EXERCISE DETAILS >>
Find how many lines contain "page" and state only that number.

COLLECTED DATA >>
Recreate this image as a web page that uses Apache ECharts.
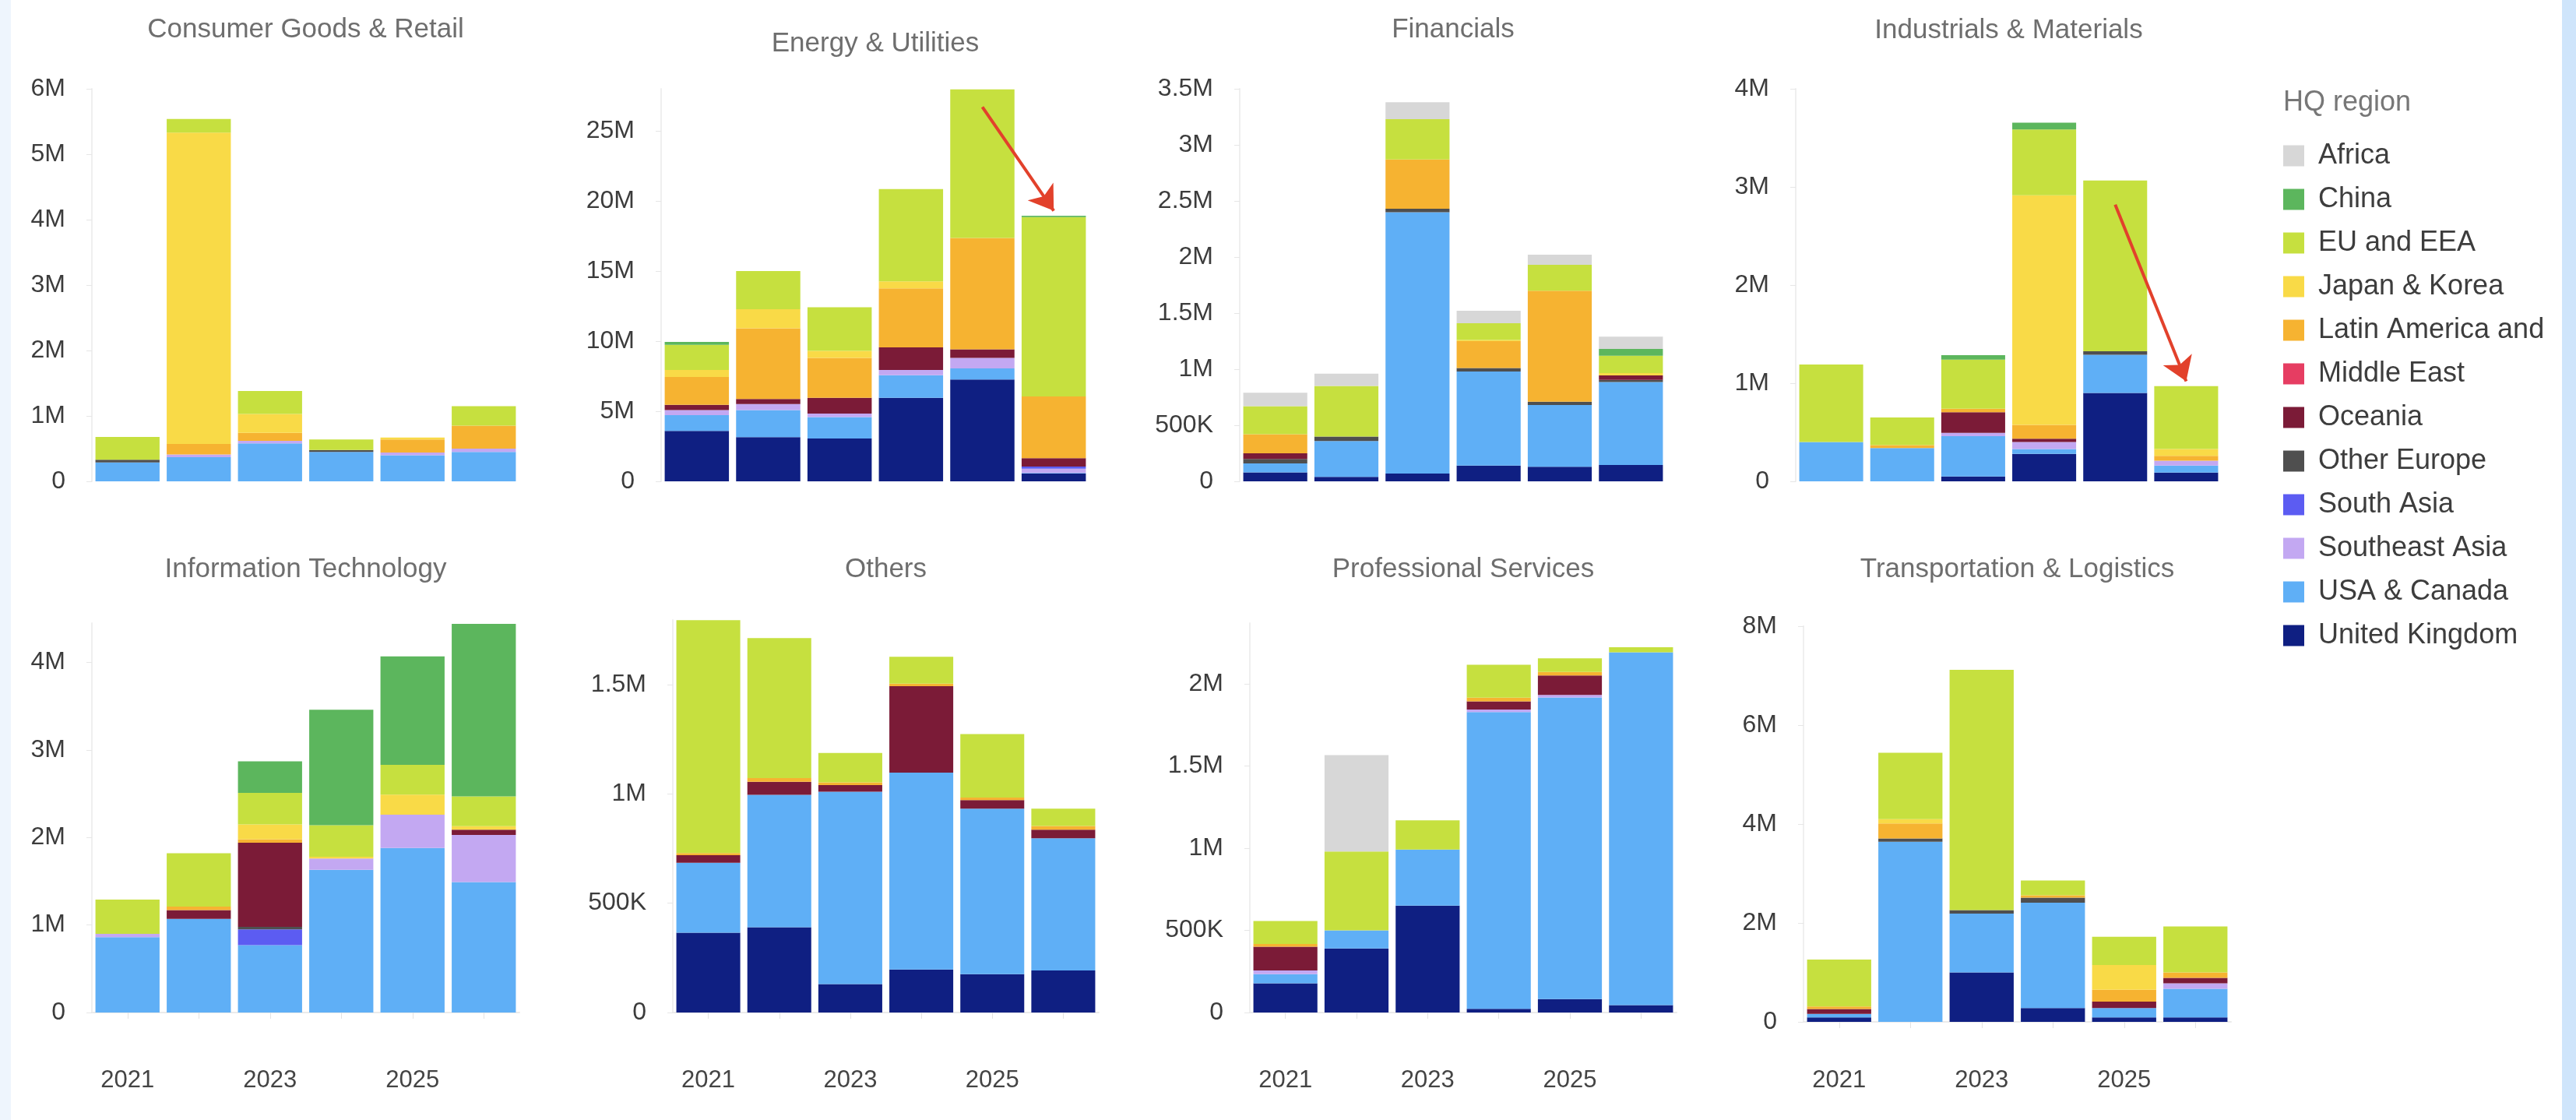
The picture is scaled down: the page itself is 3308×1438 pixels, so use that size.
<!DOCTYPE html>
<html>
<head>
<meta charset="utf-8">
<title>Deal value by sector and HQ region</title>
<script src="https://cdn.jsdelivr.net/npm/echarts/dist/echarts.min.js"></script>
<style>
  html, body { margin: 0; padding: 0; background: #ffffff; }
  #chart { position: absolute; left: 0; top: 0; width: 3308px; height: 1438px; }
  .edge { position: absolute; top: 0; height: 1438px; }
</style>
</head>
<body>
<div id="chart"></div>
<div class="edge" style="left:0;width:14px;background:#eef5fd"></div>
<div class="edge" style="left:3290px;width:18px;background:#cfe5fb"></div>
<script>
var years = ['2021', '2022', '2023', '2024', '2025', '2026'];

// legend order (top of the stack first)
var regions = ['Africa', 'China', 'EU and EEA', 'Japan & Korea', 'Latin America and Caribbean',
    'Middle East', 'Oceania', 'Other Europe', 'South Asia', 'Southeast Asia', 'USA & Canada', 'United Kingdom'];
var regionColors = ['#d7d7d7', '#5cb65d', '#c6e03f', '#f9da47', '#f6b331',
    '#e63d62', '#7b1b37', '#4f4f4f', '#5c5cf2', '#c3a8f2', '#5faff6', '#0f1f82'];

// each panel: one row per region (same order as regions), one value per year, in millions
var consumerGoods = [
    [0, 0, 0, 0, 0, 0],
    [0, 0, 0, 0, 0, 0],
    [0.35, 0.21, 0.35, 0.16, 0, 0.30],
    [0, 4.76, 0.29, 0, 0.03, 0],
    [0, 0.16, 0.12, 0, 0.20, 0.35],
    [0, 0, 0, 0, 0, 0],
    [0, 0, 0, 0, 0, 0],
    [0.04, 0, 0, 0.03, 0, 0],
    [0, 0, 0, 0, 0, 0],
    [0, 0.04, 0.04, 0, 0.04, 0.05],
    [0.29, 0.37, 0.58, 0.45, 0.40, 0.45],
    [0, 0, 0, 0, 0, 0]
];
var energy = [
    [0, 0, 0, 0, 0, 0],
    [0.2, 0, 0, 0, 0, 0.1],
    [1.79, 2.72, 3.1, 6.58, 10.6, 12.8],
    [0.5, 1.36, 0.5, 0.5, 0, 0],
    [1.99, 5.04, 2.85, 4.22, 7.94, 4.4],
    [0, 0, 0, 0, 0, 0],
    [0.37, 0.37, 1.12, 1.61, 0.62, 0.6],
    [0, 0, 0, 0, 0, 0],
    [0, 0, 0, 0, 0, 0.15],
    [0.37, 0.42, 0.25, 0.37, 0.74, 0.3],
    [1.12, 1.94, 1.54, 1.61, 0.79, 0.05],
    [3.6, 3.15, 3.05, 5.96, 7.27, 0.55]
];
var financials = [
    [0.12, 0.11, 0.15, 0.11, 0.09, 0.11],
    [0, 0, 0, 0, 0, 0.06],
    [0.25, 0.45, 0.36, 0.15, 0.23, 0.155],
    [0, 0, 0, 0.01, 0, 0.02],
    [0.17, 0, 0.44, 0.24, 0.99, 0],
    [0, 0, 0, 0, 0, 0],
    [0.05, 0, 0, 0, 0, 0.04],
    [0.04, 0.04, 0.03, 0.03, 0.03, 0.02],
    [0, 0, 0, 0, 0, 0],
    [0, 0, 0, 0, 0, 0],
    [0.08, 0.32, 2.33, 0.84, 0.55, 0.74],
    [0.08, 0.04, 0.07, 0.14, 0.13, 0.145]
];
var industrials = [
    [0, 0, 0, 0, 0, 0],
    [0, 0, 0.045, 0.07, 0, 0],
    [0.79, 0.28, 0.5, 0.67, 1.74, 0.64],
    [0, 0, 0, 2.34, 0, 0.07],
    [0, 0.03, 0.035, 0.14, 0, 0.05],
    [0, 0, 0, 0, 0, 0],
    [0, 0, 0.21, 0.035, 0, 0],
    [0, 0, 0, 0, 0.035, 0],
    [0, 0, 0, 0, 0, 0],
    [0, 0, 0.035, 0.07, 0, 0.05],
    [0.40, 0.34, 0.41, 0.05, 0.39, 0.07],
    [0, 0, 0.05, 0.28, 0.9, 0.09]
];
var infoTech = [
    [0, 0, 0, 0, 0, 0],
    [0, 0, 0.36, 1.32, 1.24, 1.97],
    [0.39, 0.61, 0.36, 0.36, 0.34, 0.34],
    [0, 0, 0.17, 0.02, 0.23, 0.04],
    [0, 0.04, 0.04, 0, 0, 0],
    [0, 0, 0, 0, 0, 0],
    [0, 0.1, 0.96, 0, 0, 0.06],
    [0, 0, 0.03, 0, 0, 0],
    [0, 0, 0.18, 0, 0, 0],
    [0.04, 0, 0, 0.13, 0.38, 0.54],
    [0.86, 1.07, 0.77, 1.63, 1.88, 1.49],
    [0, 0, 0, 0, 0, 0]
];
var others = [
    [0, 0, 0, 0, 0, 0],
    [0, 0, 0, 0, 0, 0],
    [1.065, 0.64, 0.135, 0.123, 0.29, 0.079],
    [0, 0, 0, 0, 0, 0],
    [0.01, 0.017, 0.012, 0.012, 0.012, 0.017],
    [0, 0, 0, 0, 0, 0],
    [0.034, 0.06, 0.03, 0.395, 0.039, 0.039],
    [0, 0, 0, 0, 0, 0],
    [0, 0, 0, 0, 0, 0],
    [0, 0, 0, 0, 0, 0],
    [0.32, 0.605, 0.88, 0.9, 0.757, 0.605],
    [0.365, 0.39, 0.13, 0.197, 0.175, 0.192]
];
var professional = [
    [0, 0.586, 0, 0, 0, 0],
    [0, 0, 0, 0, 0, 0],
    [0.14, 0.48, 0.178, 0.2, 0.082, 0.031],
    [0, 0, 0, 0, 0, 0],
    [0.016, 0, 0, 0.022, 0.022, 0],
    [0, 0, 0, 0, 0, 0],
    [0.145, 0, 0, 0.05, 0.118, 0],
    [0, 0, 0, 0, 0, 0],
    [0, 0, 0, 0, 0, 0],
    [0.022, 0, 0, 0.016, 0.016, 0],
    [0.056, 0.11, 0.341, 1.806, 1.835, 2.147],
    [0.178, 0.39, 0.651, 0.022, 0.082, 0.045]
];
var transport = [
    [0, 0, 0, 0, 0, 0],
    [0, 0, 0, 0, 0, 0],
    [0.95, 1.34, 4.86, 0.3, 0.57, 0.93],
    [0, 0.09, 0, 0, 0.5, 0],
    [0.05, 0.3, 0, 0.05, 0.24, 0.11],
    [0, 0, 0, 0, 0, 0],
    [0.1, 0, 0, 0, 0.13, 0.11],
    [0, 0.07, 0.07, 0.1, 0, 0],
    [0, 0, 0, 0, 0, 0],
    [0, 0, 0, 0, 0, 0.11],
    [0.07, 3.64, 1.19, 2.13, 0.19, 0.58],
    [0.09, 0, 1.0, 0.28, 0.09, 0.09]
];

var panelTitles = ['Consumer Goods & Retail', 'Energy & Utilities', 'Financials', 'Industrials & Materials',
    'Information Technology', 'Others', 'Professional Services', 'Transportation & Logistics'];
var panelData = [consumerGoods, energy, financials, industrials, infoTech, others, professional, transport];
var panelMax = [6, 28, 3.5, 4, 4.45, 1.795, 2.37, 8];
var panelStep = [1, 5, 0.5, 1, 1, 0.5, 0.5, 2];

// red annotation arrows: [from, to] as [year, value in millions]
var energyArrow = [['2025', 26.7], ['2026', 19.3]];
var industrialsArrow = [['2025', 2.82], ['2026', 1.02]];

// layout
var boxes = [
    {left: 118, top: 114, width: 549, height: 504},
    {left: 849, top: 114, width: 550, height: 504},
    {left: 1592, top: 114, width: 548, height: 504},
    {left: 2306, top: 114, width: 547, height: 504},
    {left: 118, top: 800, width: 549, height: 500},
    {left: 864, top: 796, width: 547, height: 504},
    {left: 1605, top: 800, width: 548, height: 500},
    {left: 2316, top: 804, width: 549, height: 508}
];
var titleTops = [21, 39, 21, 22, 714, 714, 714, 714];
var xOffsets = [0, 0, 0, 0, 31, 31, 31, 19];

var FONT = '"Liberation Sans", Arial, Helvetica, sans-serif';

function fmtValue(v) {
    if (v === 0) return '0';
    if (v >= 1) return parseFloat(v.toFixed(2)) + 'M';
    return Math.round(v * 1000) + 'K';
}

var grids = [], xAxes = [], yAxes = [], titles = [], series = [];

boxes.forEach(function (b, i) {
    var bottomRow = i >= 4;
    grids.push({left: b.left, top: b.top, width: b.width, height: b.height});
    titles.push({
        text: panelTitles[i],
        left: b.left + b.width / 2,
        top: titleTops[i],
        textAlign: 'center',
        padding: 0,
        textStyle: {fontFamily: FONT, fontSize: 35, fontWeight: 'normal', color: '#6e6e6e'}
    });
    xAxes.push({
        type: 'category',
        gridIndex: i,
        data: years,
        show: bottomRow,
        offset: xOffsets[i],
        axisLine: {show: true, lineStyle: {color: '#ebebeb', width: 2}},
        axisTick: {show: true, alignWithLabel: true, interval: 0, length: 8, lineStyle: {color: '#e3e3e3'}},
        axisLabel: {interval: 1, margin: 41, fontFamily: FONT, fontSize: 31, color: '#444444'}
    });
    var maxIsTick = Math.abs(panelMax[i] / panelStep[i] - Math.round(panelMax[i] / panelStep[i])) < 1e-6;
    yAxes.push({
        type: 'value',
        gridIndex: i,
        min: 0,
        max: panelMax[i],
        interval: panelStep[i],
        axisLine: {show: true, lineStyle: {color: '#efefef', width: 2}},
        axisTick: {show: true, length: 7, lineStyle: {color: '#e6e6e6'}},
        splitLine: {show: false},
        axisLabel: {
            margin: 34,
            showMaxLabel: maxIsTick,
            fontFamily: FONT,
            fontSize: 32,
            color: '#3c3c3c',
            formatter: fmtValue
        }
    });
    // stack from the bottom: United Kingdom first, Africa last
    for (var r = regions.length - 1; r >= 0; r--) {
        series.push({
            type: 'bar',
            name: regions[r],
            stack: 'panel' + i,
            xAxisIndex: i,
            yAxisIndex: i,
            barCategoryGap: '10%',
            itemStyle: {color: regionColors[r]},
            data: panelData[i][r]
        });
    }
});

function arrowLine(coords) {
    return {
        silent: true,
        symbol: ['none', 'arrow'],
        symbolSize: 30,
        label: {show: false},
        lineStyle: {color: '#e2412b', width: 4, type: 'solid'},
        data: [[{coord: coords[0]}, {coord: coords[1]}]]
    };
}
// attach arrows to the top series of the Energy and Industrials panels
series[1 * regions.length + regions.length - 1].markLine = arrowLine(energyArrow);
series[3 * regions.length + regions.length - 1].markLine = arrowLine(industrialsArrow);

titles.push({
    text: 'HQ region',
    left: 2932,
    top: 114,
    padding: 0,
    textStyle: {fontFamily: FONT, fontSize: 36, fontWeight: 'normal', color: '#777777'}
});

var chart = echarts.init(document.getElementById('chart'), null, {renderer: 'canvas'});
chart.setOption({
    animation: false,
    backgroundColor: '#ffffff',
    title: titles,
    legend: {
        data: regions,
        orient: 'vertical',
        left: 2932,
        top: 182,
        padding: 0,
        icon: 'rect',
        itemWidth: 27,
        itemHeight: 27,
        itemGap: 20,
        selectedMode: false,
        textStyle: {
            fontFamily: FONT,
            fontSize: 36,
            lineHeight: 36,
            color: '#3d3d3d',
            padding: [0, 0, 0, 13],
            width: 300,
            overflow: 'truncate',
            ellipsis: ''
        }
    },
    grid: grids,
    xAxis: xAxes,
    yAxis: yAxes,
    series: series
});
</script>
</body>
</html>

TASK RESULT >>
2